When Jesus heard the crowd say to him, “If you are the Son of God, save yourself”, he declares, “Don’t you think that I couldn’t call to my father right now and he would send a myriad of angels to stop all this?”
We believe three things about God. That God is all powerful, that God is all knowing. and that God is all loving. All powerful, all-knowing, and all loving. So, we have to think that if there was a better way for our salvation, God would have probably come up with it, but He knew that this would be the way that we would be saved. God the Father sent his only Son into the world that He might suffer and die to lead us into the resurrection.

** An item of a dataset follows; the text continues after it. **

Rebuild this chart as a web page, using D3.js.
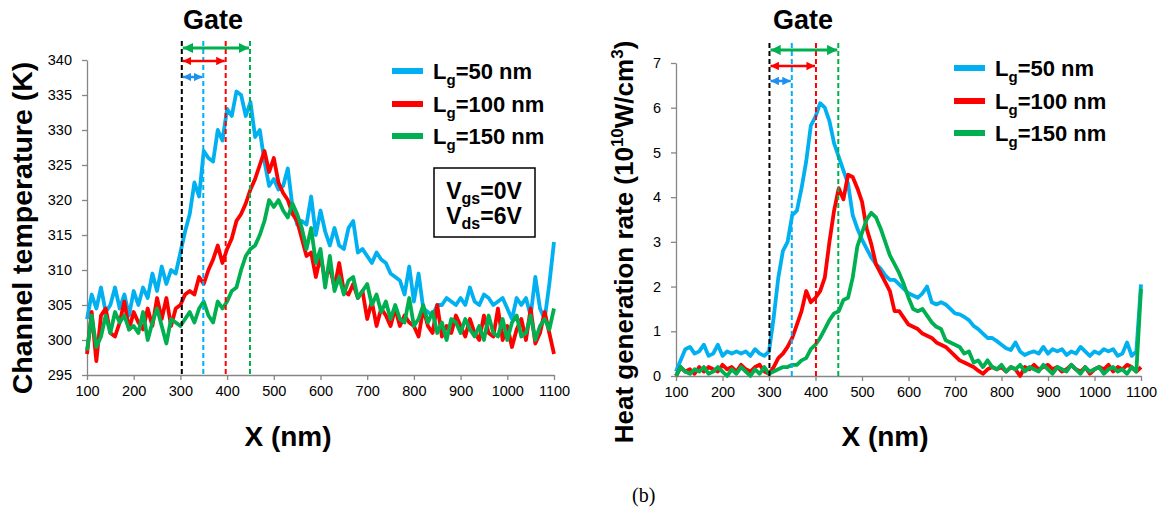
<!DOCTYPE html>
<html>
<head>
<meta charset="utf-8">
<script src="https://cdnjs.cloudflare.com/ajax/libs/d3/7.8.5/d3.min.js"></script>
<style>
body { margin: 0; background: #fff; }
text { font-family: "Liberation Sans", Arial, sans-serif; }
</style>
</head>
<body>
<svg id="fig" width="1161" height="510"></svg>
<script>
// x positions along the channel (nm)
var xNm = [100,110,120,130,140,150,160,170,180,190,200,210,220,230,240,250,260,270,280,290,
  300,310,320,330,340,350,360,370,380,390,400,410,420,430,440,450,460,470,480,490,
  500,510,520,530,540,550,560,570,580,590,600,610,620,630,640,650,660,670,680,690,
  700,710,720,730,740,750,760,770,780,790,800,810,820,830,840,850,860,870,880,890,
  900,910,920,930,940,950,960,970,980,990,1000,1010,1020,1030,1040,1050,1060,1070,1080,1090,1100];
var xTicks = [100,200,300,400,500,600,700,800,900,1000,1100];

// (a) channel temperature (K)
var tempBlue = [303,306.5,304.5,307.5,304,305,307.5,304.5,306.5,303.5,307,305,307.5,306,309.5,307,310.5,308,310,309.5,
  312.5,315.5,318,322.5,320.5,327,326,325.5,330,328.5,333,332,335.5,335,332,334,329,330,325.5,322,
  323,321.5,322,324.5,319,316.5,317,316.5,320.5,315,318.5,315.5,313.5,316,313.5,313,316,317,312.5,313,
  312,311,312.5,311.5,311,309.5,309,308.5,306.5,310.5,305.5,309.5,304.5,304,303.5,305,305,306,305.5,305,
  306,305,307.5,305.5,305,306.5,306,305,305.5,306,304.5,303,306,305,306,303.5,309,304.5,303,308,314];
var tempRed = [298,304,297,303.5,304.5,301,300.5,302.5,305.5,301.5,304,302.5,301.5,304.5,302,306,303,306,302,304.5,
  305,306.5,307,306.5,309,308,310,311.5,313.5,311,313,314.5,317,318,319.5,321.5,323,325,327,324,
  326,322.5,321,320,318,317,314.5,312,312.5,309,312,308.5,310.5,307.5,311,307,306.5,308,306,307,
  303,305.5,302,304.5,303.5,302,304.5,302,303.5,302.5,302,300.5,304.5,302,301,305,300.5,302,301,303.5,
  302,300.5,303,301,300,303.5,301,300.5,304.5,300,302,299,301.5,303,300,304.5,299.5,301,304,301,298];
var tempGreen = [298.5,303.5,299,300.5,303.5,301,304,302.5,303.5,301.5,302,301,304,300,302.5,304.5,302,299.5,303,302.5,
  302,303,304,302.5,304.5,305.5,303.5,302.5,305.5,304.5,305.5,307,307.5,310,312,313,313.5,315,317,320,
  319,320,318.5,317.5,319.5,318,316,313,316,311,313,307.5,312,307,309,306.5,308.5,309,306,307,
  308,305,306.5,304,305.5,303,305,303,302.5,306,302,303,305,302.5,304,301,302.5,300,303,302.5,
  301,303,301.5,300.5,302,300,303.5,301,300.5,303,300,302.5,303.5,300.5,301,303.5,300,302,303,301.5,304.5];
var tempTicks = [295,300,305,310,315,320,325,330,335,340];

// (b) heat generation rate (1e10 W/cm3)
var heatBlue = [0.1,0.35,0.6,0.65,0.5,0.55,0.7,0.45,0.5,0.7,0.45,0.55,0.5,0.55,0.5,0.55,0.45,0.6,0.5,0.45,
  0.55,1.3,2.2,2.8,3.0,3.6,3.7,4.2,4.8,5.6,5.8,6.1,6.0,5.7,5.2,4.9,4.6,4.3,3.6,3.3,
  3.05,2.85,2.65,2.5,2.4,2.25,2.15,2.15,2.05,1.95,1.85,1.8,1.75,1.85,2.0,1.65,1.6,1.65,1.6,1.5,
  1.4,1.38,1.32,1.25,1.12,1.05,0.95,0.85,0.85,0.78,0.7,0.62,0.58,0.75,0.55,0.47,0.52,0.55,0.5,0.65,
  0.5,0.6,0.55,0.6,0.47,0.55,0.5,0.65,0.55,0.45,0.55,0.5,0.6,0.55,0.6,0.45,0.5,0.75,0.45,0.55,2.05];
var heatRed = [0,0.2,0.1,0.15,0.05,0.2,0.1,0.2,0.15,0.1,0.25,0.15,0.2,0.1,0.25,0.15,0.1,0.2,0.25,0.1,
  0.05,0.2,0.4,0.5,0.65,0.85,1.15,1.45,1.9,1.65,1.75,1.9,2.2,3.0,3.7,4.2,3.95,4.5,4.45,4.2,
  3.9,3.3,2.95,2.5,2.3,2.1,1.9,1.45,1.45,1.3,1.15,1.1,1.05,0.95,0.9,0.85,0.75,0.7,0.65,0.55,
  0.45,0.35,0.3,0.25,0.2,0.12,0.05,0.15,0.2,0.15,0.2,0.1,0.2,0.15,0,0.2,0.15,0.25,0.15,0.2,
  0.25,0.15,0.2,0.1,0.15,0.25,0.15,0.1,0.2,0.05,0.15,0.2,0.15,0.25,0.1,0.2,0.15,0.25,0.2,0.1,0.2];
var heatGreen = [0,0.2,0.1,0.05,0.15,0.1,0.2,0.05,0.1,0.2,0.1,0,0.15,0.05,0.2,0.1,0,0.15,0.05,0.2,
  0.05,0.1,0.15,0.2,0.2,0.25,0.25,0.35,0.4,0.6,0.7,0.85,1.05,1.25,1.4,1.45,1.7,1.75,2.2,2.9,
  3.2,3.5,3.65,3.55,3.3,3.0,2.7,2.5,2.3,2.05,1.75,1.5,1.45,1.5,1.35,1.2,1.1,1.05,0.8,0.75,
  0.7,0.65,0.5,0.55,0.3,0.35,0.2,0.35,0.2,0.15,0.25,0.1,0.2,0.15,0.25,0.1,0.2,0.15,0.1,0.25,
  0.15,0.05,0.2,0.15,0.1,0.25,0.15,0.05,0.2,0.1,0.15,0.2,0.05,0.15,0.2,0.1,0.15,0.05,0.2,0.1,1.95];
var heatTicks = [0,1,2,3,4,5,6,7];

// legend / gate edges: source edge, then drain edge for Lg = 50, 100, 150 nm
var legendLg = ["50 nm", "100 nm", "150 nm"];
var gateEdgesA = [303, 349, 397, 449];
var gateEdgesB = [301, 349, 401, 449];

var colors = ["#00B0F0", "#FF0000", "#00B050"];
var arrowColors = ["#1E90F0", "#FF0000", "#00B050"];
var dashColors = ["#000000", "#00B0F0", "#FF0000", "#00B050"];

var svg = d3.select("#fig");
var defs = svg.append("defs");
arrowColors.forEach(function(c, k){
  defs.append("marker")
    .attr("id", "ah" + k)
    .attr("viewBox", "0 0 10 10")
    .attr("refX", 10).attr("refY", 5)
    .attr("markerWidth", 3.4).attr("markerHeight", 3.4)
    .attr("orient", "auto-start-reverse")
    .append("path").attr("d", "M0,0L10,5L0,10z").attr("fill", c);
});

function drawPanel(p) {
  var x = d3.scaleLinear().domain([100, 1100]).range([p.left, p.right]);
  var y = d3.scaleLinear().domain(p.yDomain).range([p.bottom, p.top]);
  var g = svg.append("g");

  var xa = g.append("g")
    .attr("transform", "translate(0," + p.bottom + ")")
    .call(d3.axisBottom(x).tickValues(xTicks).tickFormat(d3.format("d"))
      .tickSize(5).tickPadding(6).tickSizeOuter(0));
  var ya = g.append("g")
    .attr("transform", "translate(" + p.left + ",0)")
    .call(d3.axisLeft(y).tickValues(p.yTicks).tickFormat(d3.format("d"))
      .tickSize(5).tickPadding(10).tickSizeOuter(0));
  [xa, ya].forEach(function(a){
    a.select(".domain").attr("stroke", "#868686").attr("stroke-width", 1.3);
    a.selectAll(".tick line").attr("stroke", "#868686").attr("stroke-width", 1.3);
    a.selectAll(".tick text").attr("fill", "#000").style("font-size", "14.5px")
      .style("font-family", "'Liberation Sans', Arial, sans-serif");
  });

  var line = d3.line()
    .x(function(d, i){ return x(xNm[i]); })
    .y(function(d){ return y(d); });

  p.series.forEach(function(s, k){
    g.append("path")
      .attr("d", line(s))
      .attr("fill", "none")
      .attr("stroke", colors[k])
      .attr("stroke-width", 3.8)
      .attr("stroke-linejoin", "round");
  });

  // gate edges
  p.gate.forEach(function(v, k){
    g.append("line")
      .attr("x1", x(v)).attr("x2", x(v))
      .attr("y1", p.dashTop).attr("y2", p.bottom)
      .attr("stroke", dashColors[k])
      .attr("stroke-width", 2)
      .attr("stroke-dasharray", "5,3");
  });
  for (var k = 1; k < p.gate.length; k++) {
    g.append("line")
      .attr("x1", x(p.gate[0]) + 1).attr("x2", x(p.gate[k]) - 1)
      .attr("y1", p.arrowY[k - 1]).attr("y2", p.arrowY[k - 1])
      .attr("stroke", arrowColors[k - 1])
      .attr("stroke-width", k == 3 ? 3 : 2.5)
      .attr("marker-start", "url(#ah" + (k - 1) + ")")
      .attr("marker-end", "url(#ah" + (k - 1) + ")");
  }

  g.append("text")
    .attr("x", p.gateX).attr("y", 29)
    .attr("text-anchor", "middle")
    .style("font-size", "27px").style("font-weight", "bold")
    .text("Gate");

  // legend
  legendLg.forEach(function(lab, k){
    var ly = p.legY[k];
    g.append("line")
      .attr("x1", p.legX).attr("x2", p.legX + 31)
      .attr("y1", ly).attr("y2", ly)
      .attr("stroke", colors[k]).attr("stroke-width", 6);
    var t = g.append("text")
      .attr("x", p.legX + 41).attr("y", ly + 8)
      .style("font-size", "22px").style("font-weight", "bold");
    t.append("tspan").text("L");
    t.append("tspan").attr("dy", 6).style("font-size", "15px").text("g");
    t.append("tspan").attr("dy", -6).text("=" + lab);
  });

  // axis titles
  g.append("text")
    .attr("x", p.xTitleX).attr("y", 446)
    .attr("text-anchor", "middle")
    .style("font-size", "28px").style("font-weight", "bold")
    .text("X (nm)");

  var yt = g.append("text")
    .attr("transform", "translate(" + p.yTitleX + "," + p.yTitleY + ") rotate(-90)")
    .attr("text-anchor", "middle")
    .style("font-size", p.yTitleSize).style("font-weight", "bold");
  p.yTitle(yt);
}

drawPanel({
  left: 87, right: 554, top: 60, bottom: 375,
  yDomain: [295, 340], yTicks: tempTicks,
  series: [tempBlue, tempRed, tempGreen],
  gate: gateEdgesA, dashTop: 41, arrowY: [77, 61, 48],
  gateX: 213, legX: 392, legY: [71, 104, 136],
  xTitleX: 288, yTitleX: 32, yTitleY: 228, yTitleSize: "28.5px",
  yTitle: function(t){ t.text("Channel temperature (K)"); }
});

drawPanel({
  left: 676, right: 1141, top: 63, bottom: 376,
  yDomain: [0, 7], yTicks: heatTicks,
  series: [heatBlue, heatRed, heatGreen],
  gate: gateEdgesB, dashTop: 43, arrowY: [81, 66, 50],
  gateX: 803, legX: 954, legY: [68, 101, 133],
  xTitleX: 885, yTitleX: 633, yTitleY: 242, yTitleSize: "26px",
  yTitle: function(t){
    t.append("tspan").text("Heat generation rate (10");
    t.append("tspan").attr("dy", -10).style("font-size", "17px").text("10");
    t.append("tspan").attr("dy", 10).text("W/cm");
    t.append("tspan").attr("dy", -10).style("font-size", "17px").text("3");
    t.append("tspan").attr("dy", 10).text(")");
  }
});

// V bias box on panel (a)
svg.append("rect")
  .attr("x", 434).attr("y", 168).attr("width", 101).attr("height", 69)
  .attr("fill", "#fff").attr("stroke", "#000").attr("stroke-width", 1.5);
[["gs", "=0V", 199], ["ds", "=6V", 224]].forEach(function(r){
  var t = svg.append("text")
    .attr("x", 484).attr("y", r[2])
    .attr("text-anchor", "middle")
    .style("font-size", "23px").style("font-weight", "bold");
  t.append("tspan").text("V");
  t.append("tspan").attr("dy", 5).style("font-size", "16px").text(r[0]);
  t.append("tspan").attr("dy", -5).text(r[1]);
});

svg.append("text")
  .attr("x", 632).attr("y", 502)
  .style("font-family", "'Liberation Serif', 'Times New Roman', serif")
  .style("font-size", "20px")
  .text("(b)");
</script>
</body>
</html>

The same is true for us. We all carry a cross and we usually don’t get to choose that cross, it is given to us at some point in life. Then we fully embrace our cross as Jesus did and we unite our wills to His as Jesus did, when He said, “Father not my will but if it be your will.” If we unite our suffering to His, it becomes what we call the Pascal Mystery. Then our suffering and the carrying of the cross that we carry become not only sacred, but also become salvific. That means it is part of our salvation to work through the Paschal Mystery in ourselves that each of us will suffer. And if we have suffered with Christ, each of us will die. And if we have died with Christ, each of us will rise to the life of the resurrection. If there were a better way for this to happen, I know that God would do it. He has given us all this Pascal Mystery to enter into.
I want you to think about the cross in your life right now. What is the heaviest thing that you are bearing? What is the largest burden in your life right now? That is your cross. I invite you in your mind and your heart, if you haven’t yet, to say, “Father not my will but your will.” Because it is through this cross that you will be saved.

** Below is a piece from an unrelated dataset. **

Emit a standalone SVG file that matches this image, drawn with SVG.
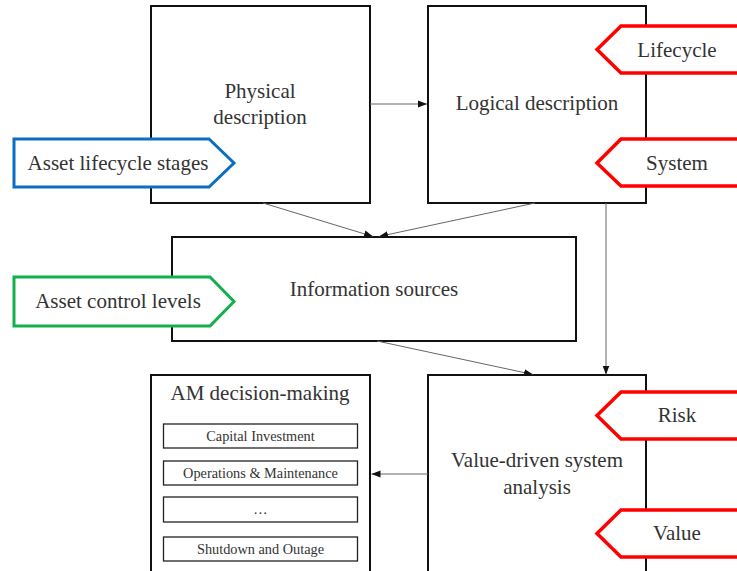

A lot of times we think that when we have a cross that maybe God has abandoned us, but the greatest Saints and Mystics talk about the blessedness of having a cross. Some of the Saints and Mystics would ask God to suffer with them. We all carry a cross. It is important that we also understand that everybody else is carrying a cross as well.
The prophet Isaiah says in the First Reading to speak words of consolation to those who are suffering, just to speak the words that will rouse them. Rouse means to encourage, to get them to stand up again, to get them to keep fighting the good fight. But before he says this, he says, “In the morning, every morning, the Lord opens my ears that I may hear Him.” The cross won’t make sense for us unless we hear God’s voice in it, unless we hear Him speaking to us.

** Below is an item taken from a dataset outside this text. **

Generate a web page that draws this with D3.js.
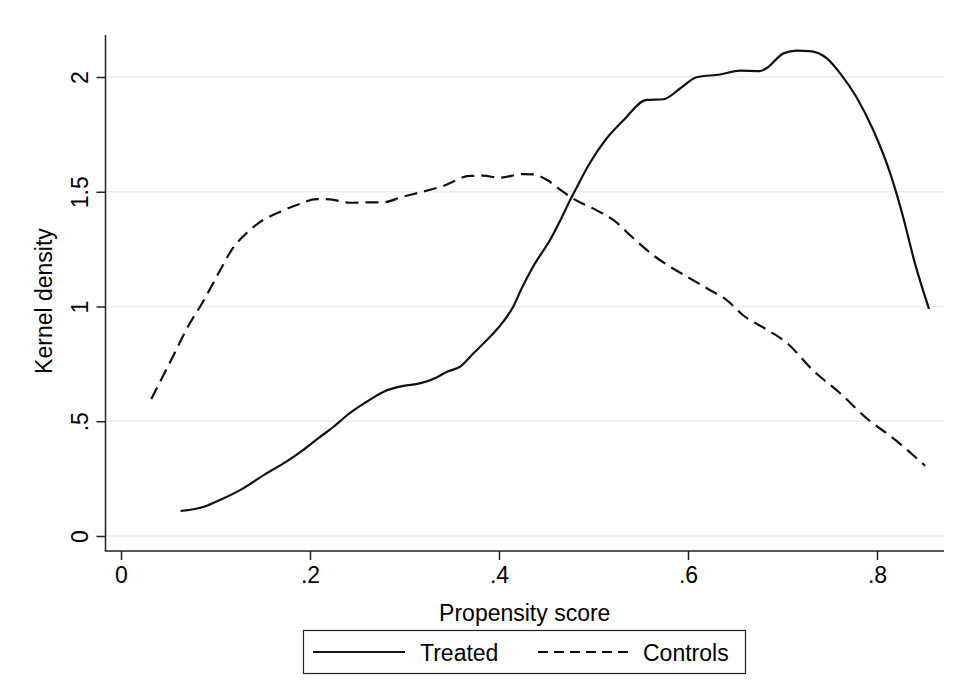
<!DOCTYPE html>
<html>
<head>
<meta charset="utf-8">
<script src="https://cdn.jsdelivr.net/npm/d3@7"></script>
<style>
body { margin: 0; background: #fff; }
text { font-family: "Liberation Sans", Arial, sans-serif; }
</style>
</head>
<body>
<script>
// propensity scores (x) and kernel density (y)
var treatedX = [0.063,0.091,0.101,0.126,0.154,0.175,0.193,0.211,0.225,0.242,0.260,0.278,0.299,0.316,0.334,0.345,0.359,0.373,0.390,0.399,0.415,0.424,0.436,0.454,0.479,0.496,0.514,0.532,0.556,0.574,0.592,0.609,0.634,0.655,0.676,0.683,0.701,0.715,0.729,0.747,0.761,0.778,0.796,0.814,0.827,0.840,0.855];
var treatedY = [0.109,0.132,0.150,0.200,0.273,0.324,0.375,0.433,0.476,0.535,0.585,0.629,0.654,0.665,0.691,0.716,0.738,0.796,0.866,0.906,0.999,1.079,1.173,1.290,1.493,1.624,1.733,1.813,1.900,1.903,1.951,1.999,2.011,2.028,2.026,2.038,2.103,2.115,2.113,2.081,2.016,1.914,1.769,1.580,1.400,1.190,0.990];

var controlsX = [0.032,0.052,0.073,0.086,0.105,0.117,0.133,0.147,0.168,0.189,0.207,0.221,0.242,0.260,0.277,0.298,0.316,0.341,0.369,0.383,0.401,0.425,0.436,0.451,0.465,0.478,0.503,0.521,0.542,0.563,0.578,0.599,0.623,0.641,0.658,0.684,0.705,0.732,0.761,0.789,0.817,0.851];
var controlsY = [0.597,0.758,0.928,1.015,1.159,1.246,1.320,1.368,1.412,1.447,1.468,1.467,1.452,1.454,1.454,1.478,1.497,1.525,1.569,1.570,1.561,1.577,1.576,1.551,1.508,1.471,1.420,1.377,1.298,1.224,1.181,1.130,1.072,1.028,0.963,0.898,0.840,0.723,0.622,0.513,0.426,0.306];

var xTicks = [0, 0.2, 0.4, 0.6, 0.8];
var yTicks = [0, 0.5, 1, 1.5, 2];
var seriesNames = ["Treated", "Controls"];

var w = 957;
var h = 700;
var plotLeft = 105.5;
var plotRight = 944;
var plotTop = 35;
var plotBottom = 551;

var fmt = function(d){ return String(d).replace(/^0\./, "."); };

var xScale = d3.scaleLinear()
				.domain([0, 0.8])
				.range([121, 877]);

var yScale = d3.scaleLinear()
				.domain([0, 2])
				.range([536, 77]);

var svg = d3.select("body")
			.append("svg")
			.attr("width", w)
			.attr("height", h);

// grid
svg.append("g").selectAll("line")
	.data(yTicks)
	.enter()
	.append("line")
	.attr("x1", plotLeft + 1)
	.attr("x2", plotRight)
	.attr("y1", function(d){ return yScale(d); })
	.attr("y2", function(d){ return yScale(d); })
	.attr("stroke", "#e6eef1")
	.attr("stroke-width", 1.5);

var yAxis = d3.axisLeft(yScale)
				.tickValues(yTicks)
				.tickFormat(fmt)
				.tickSize(9)
				.tickSizeOuter(0);

var xAxis = d3.axisBottom(xScale)
				.tickValues(xTicks)
				.tickFormat(fmt)
				.tickSize(9)
				.tickSizeOuter(0);

var gy = svg.append("g")
			.attr("transform", "translate(" + plotLeft + ",0)")
			.call(yAxis);

gy.selectAll("text")
	.attr("transform", "rotate(-90)")
	.attr("x", 0)
	.attr("y", -18)
	.attr("dy", 0)
	.attr("text-anchor", "middle");

var gx = svg.append("g")
			.attr("transform", "translate(0," + plotBottom + ")")
			.call(xAxis);

gx.selectAll("text")
	.attr("y", 16)
	.attr("dy", "0.71em");

svg.selectAll(".domain").remove();
svg.selectAll(".tick line")
	.attr("stroke", "#222")
	.attr("stroke-width", 1.5);
svg.selectAll(".tick text")
	.attr("font-size", "23px")
	.attr("font-family", "Liberation Sans, Arial, sans-serif")
	.attr("fill", "#000");

// axis lines
svg.append("line")
	.attr("x1", plotLeft).attr("x2", plotLeft)
	.attr("y1", plotTop).attr("y2", plotBottom)
	.attr("stroke", "#222").attr("stroke-width", 1.5);
svg.append("line")
	.attr("x1", plotLeft - 0.75).attr("x2", plotRight)
	.attr("y1", plotBottom).attr("y2", plotBottom)
	.attr("stroke", "#222").attr("stroke-width", 1.5);

// titles
svg.append("text")
	.attr("x", (plotLeft + plotRight) / 2)
	.attr("y", 621)
	.attr("text-anchor", "middle")
	.attr("font-size", "23px")
	.text("Propensity score");

svg.append("text")
	.attr("transform", "translate(52," + ((plotTop + plotBottom) / 2 + 8) + ") rotate(-90)")
	.attr("text-anchor", "middle")
	.attr("font-size", "23px")
	.text("Kernel density");

var line = d3.line()
				.x(function(d){ return xScale(d[0]); })
				.y(function(d){ return yScale(d[1]); })
				.curve(d3.curveMonotoneX);

var treated = d3.zip(treatedX, treatedY);
var controls = d3.zip(controlsX, controlsY);

svg.append("path")
	.attr("d", line(controls))
	.attr("fill", "none")
	.attr("stroke", "#111")
	.attr("stroke-width", 2.2)
	.attr("stroke-dasharray", "13,7");

svg.append("path")
	.attr("d", line(treated))
	.attr("fill", "none")
	.attr("stroke", "#111")
	.attr("stroke-width", 2.2);

// legend
var legend = svg.append("g");
legend.append("rect")
	.attr("x", 303.5)
	.attr("y", 630.5)
	.attr("width", 442)
	.attr("height", 43)
	.attr("fill", "#fff")
	.attr("stroke", "#222")
	.attr("stroke-width", 1.2);

legend.append("line")
	.attr("x1", 313).attr("x2", 405)
	.attr("y1", 652).attr("y2", 652)
	.attr("stroke", "#111").attr("stroke-width", 2.2);
legend.append("text")
	.attr("x", 420).attr("y", 661)
	.attr("font-size", "23px")
	.text(seriesNames[0]);

legend.append("line")
	.attr("x1", 538).attr("x2", 628)
	.attr("y1", 652).attr("y2", 652)
	.attr("stroke", "#111").attr("stroke-width", 2.2)
	.attr("stroke-dasharray", "10,6");
legend.append("text")
	.attr("x", 643).attr("y", 661)
	.attr("font-size", "23px")
	.text(seriesNames[1]);
</script>
</body>
</html>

I think that it would be a wonderful way to enter into this Holy Week, every morning before we get up before we do anything else, open the scripture and listen to Him. Call to mind the cross that we are bearing and join it to His. Then as we go out throughout the day and we encounter all these other people with very different attitudes and emotions, remember that they too carry a very heavy cross.
Most people carry a cross that we will never know. Most people’s suffering is much deeper than we could ever understand. The prophet is telling us to speak a word that will rouse them. We have heard the word of God and now with our speech, we can encourage one another to carry our crosses.
If there were a better way, I know that God would come up with it. But He has given us this Pascal Mystery that each and every one of us, if we join our suffering to Him and we die in Him, we will also rise with Him.